→ INPUT DATA
BEGIN

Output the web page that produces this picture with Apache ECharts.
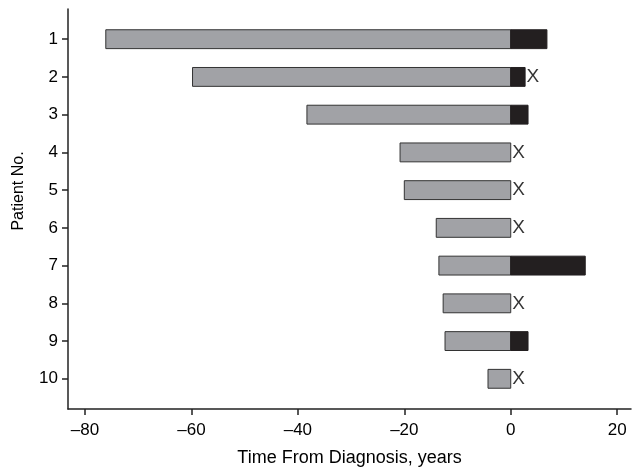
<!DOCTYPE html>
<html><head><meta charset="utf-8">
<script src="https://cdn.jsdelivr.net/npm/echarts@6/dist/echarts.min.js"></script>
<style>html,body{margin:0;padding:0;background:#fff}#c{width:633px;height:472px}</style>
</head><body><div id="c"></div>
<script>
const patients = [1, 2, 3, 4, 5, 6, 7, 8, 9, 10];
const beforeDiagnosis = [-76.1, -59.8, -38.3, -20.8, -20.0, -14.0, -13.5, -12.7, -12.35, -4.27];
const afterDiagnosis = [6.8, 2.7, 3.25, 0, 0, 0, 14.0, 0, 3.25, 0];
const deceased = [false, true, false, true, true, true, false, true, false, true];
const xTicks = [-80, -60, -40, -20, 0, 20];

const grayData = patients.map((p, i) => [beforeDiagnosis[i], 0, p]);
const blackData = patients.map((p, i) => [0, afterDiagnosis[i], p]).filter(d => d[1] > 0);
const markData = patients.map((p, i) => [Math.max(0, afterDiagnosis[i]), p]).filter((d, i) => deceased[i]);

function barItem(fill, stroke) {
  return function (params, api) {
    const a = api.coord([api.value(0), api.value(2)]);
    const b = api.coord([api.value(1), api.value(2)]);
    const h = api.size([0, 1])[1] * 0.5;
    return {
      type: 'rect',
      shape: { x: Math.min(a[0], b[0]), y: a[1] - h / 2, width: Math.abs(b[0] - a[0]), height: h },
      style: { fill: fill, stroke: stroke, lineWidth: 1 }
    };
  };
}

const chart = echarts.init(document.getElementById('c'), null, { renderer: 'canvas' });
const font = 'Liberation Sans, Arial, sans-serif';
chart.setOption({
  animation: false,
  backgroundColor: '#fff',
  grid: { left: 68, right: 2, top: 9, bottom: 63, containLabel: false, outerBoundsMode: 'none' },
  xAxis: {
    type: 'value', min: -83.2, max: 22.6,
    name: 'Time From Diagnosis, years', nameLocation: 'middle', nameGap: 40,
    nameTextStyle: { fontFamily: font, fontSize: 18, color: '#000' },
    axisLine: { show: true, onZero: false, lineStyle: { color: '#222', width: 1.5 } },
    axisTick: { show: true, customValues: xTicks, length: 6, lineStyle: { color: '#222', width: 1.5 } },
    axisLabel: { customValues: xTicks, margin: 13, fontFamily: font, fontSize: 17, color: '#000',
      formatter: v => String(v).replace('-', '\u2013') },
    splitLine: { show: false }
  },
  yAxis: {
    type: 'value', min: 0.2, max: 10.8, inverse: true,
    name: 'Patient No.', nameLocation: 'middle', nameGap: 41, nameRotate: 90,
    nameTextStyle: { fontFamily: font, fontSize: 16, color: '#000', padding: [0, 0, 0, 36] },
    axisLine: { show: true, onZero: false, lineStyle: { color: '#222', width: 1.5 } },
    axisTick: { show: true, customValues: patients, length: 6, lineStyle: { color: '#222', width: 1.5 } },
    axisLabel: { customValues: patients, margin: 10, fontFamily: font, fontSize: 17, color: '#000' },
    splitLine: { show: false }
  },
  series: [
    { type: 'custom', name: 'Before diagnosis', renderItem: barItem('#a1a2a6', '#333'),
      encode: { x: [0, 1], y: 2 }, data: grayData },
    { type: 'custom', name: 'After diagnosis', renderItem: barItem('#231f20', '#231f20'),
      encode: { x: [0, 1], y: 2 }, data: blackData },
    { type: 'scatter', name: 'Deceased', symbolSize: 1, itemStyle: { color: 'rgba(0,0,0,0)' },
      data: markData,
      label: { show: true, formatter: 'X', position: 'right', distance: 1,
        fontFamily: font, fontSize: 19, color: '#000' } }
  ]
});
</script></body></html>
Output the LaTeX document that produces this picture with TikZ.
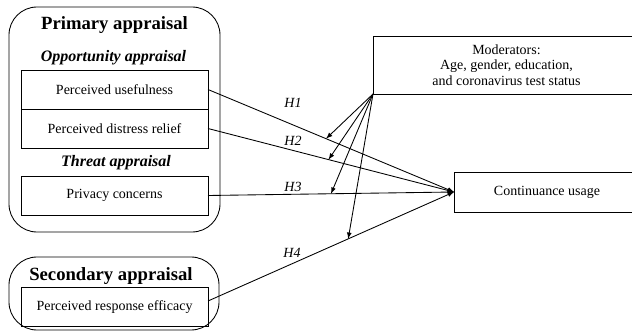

END

→ WHAT TO PRODUCE
Leave out the pictures and retype every line above exactly.

→ EXERCISE OUTPUT
Output the web page that produces this picture with Apache ECharts.
<!DOCTYPE html>
<html><head><meta charset="utf-8">
<script src="https://cdn.jsdelivr.net/npm/echarts@6/dist/echarts.min.js"></script>
<style>html,body{margin:0;padding:0;background:#fff}#c{width:633px;height:472px}</style>
</head><body><div id="c"></div>
<script>
const patients = [1, 2, 3, 4, 5, 6, 7, 8, 9, 10];
const beforeDiagnosis = [-76.1, -59.8, -38.3, -20.8, -20.0, -14.0, -13.5, -12.7, -12.35, -4.27];
const afterDiagnosis = [6.8, 2.7, 3.25, 0, 0, 0, 14.0, 0, 3.25, 0];
const deceased = [false, true, false, true, true, true, false, true, false, true];
const xTicks = [-80, -60, -40, -20, 0, 20];

const grayData = patients.map((p, i) => [beforeDiagnosis[i], 0, p]);
const blackData = patients.map((p, i) => [0, afterDiagnosis[i], p]).filter(d => d[1] > 0);
const markData = patients.map((p, i) => [Math.max(0, afterDiagnosis[i]), p]).filter((d, i) => deceased[i]);

function barItem(fill, stroke) {
  return function (params, api) {
    const a = api.coord([api.value(0), api.value(2)]);
    const b = api.coord([api.value(1), api.value(2)]);
    const h = api.size([0, 1])[1] * 0.5;
    return {
      type: 'rect',
      shape: { x: Math.min(a[0], b[0]), y: a[1] - h / 2, width: Math.abs(b[0] - a[0]), height: h },
      style: { fill: fill, stroke: stroke, lineWidth: 1 }
    };
  };
}

const chart = echarts.init(document.getElementById('c'), null, { renderer: 'canvas' });
const font = 'Liberation Sans, Arial, sans-serif';
chart.setOption({
  animation: false,
  backgroundColor: '#fff',
  grid: { left: 68, right: 2, top: 9, bottom: 63, containLabel: false, outerBoundsMode: 'none' },
  xAxis: {
    type: 'value', min: -83.2, max: 22.6,
    name: 'Time From Diagnosis, years', nameLocation: 'middle', nameGap: 40,
    nameTextStyle: { fontFamily: font, fontSize: 18, color: '#000' },
    axisLine: { show: true, onZero: false, lineStyle: { color: '#222', width: 1.5 } },
    axisTick: { show: true, customValues: xTicks, length: 6, lineStyle: { color: '#222', width: 1.5 } },
    axisLabel: { customValues: xTicks, margin: 13, fontFamily: font, fontSize: 17, color: '#000',
      formatter: v => String(v).replace('-', '\u2013') },
    splitLine: { show: false }
  },
  yAxis: {
    type: 'value', min: 0.2, max: 10.8, inverse: true,
    name: 'Patient No.', nameLocation: 'middle', nameGap: 41, nameRotate: 90,
    nameTextStyle: { fontFamily: font, fontSize: 16, color: '#000', padding: [0, 0, 0, 36] },
    axisLine: { show: true, onZero: false, lineStyle: { color: '#222', width: 1.5 } },
    axisTick: { show: true, customValues: patients, length: 6, lineStyle: { color: '#222', width: 1.5 } },
    axisLabel: { customValues: patients, margin: 10, fontFamily: font, fontSize: 17, color: '#000' },
    splitLine: { show: false }
  },
  series: [
    { type: 'custom', name: 'Before diagnosis', renderItem: barItem('#a1a2a6', '#333'),
      encode: { x: [0, 1], y: 2 }, data: grayData },
    { type: 'custom', name: 'After diagnosis', renderItem: barItem('#231f20', '#231f20'),
      encode: { x: [0, 1], y: 2 }, data: blackData },
    { type: 'scatter', name: 'Deceased', symbolSize: 1, itemStyle: { color: 'rgba(0,0,0,0)' },
      data: markData,
      label: { show: true, formatter: 'X', position: 'right', distance: 1,
        fontFamily: font, fontSize: 19, color: '#000' } }
  ]
});
</script></body></html>
Output the LaTeX document that produces this picture with TikZ.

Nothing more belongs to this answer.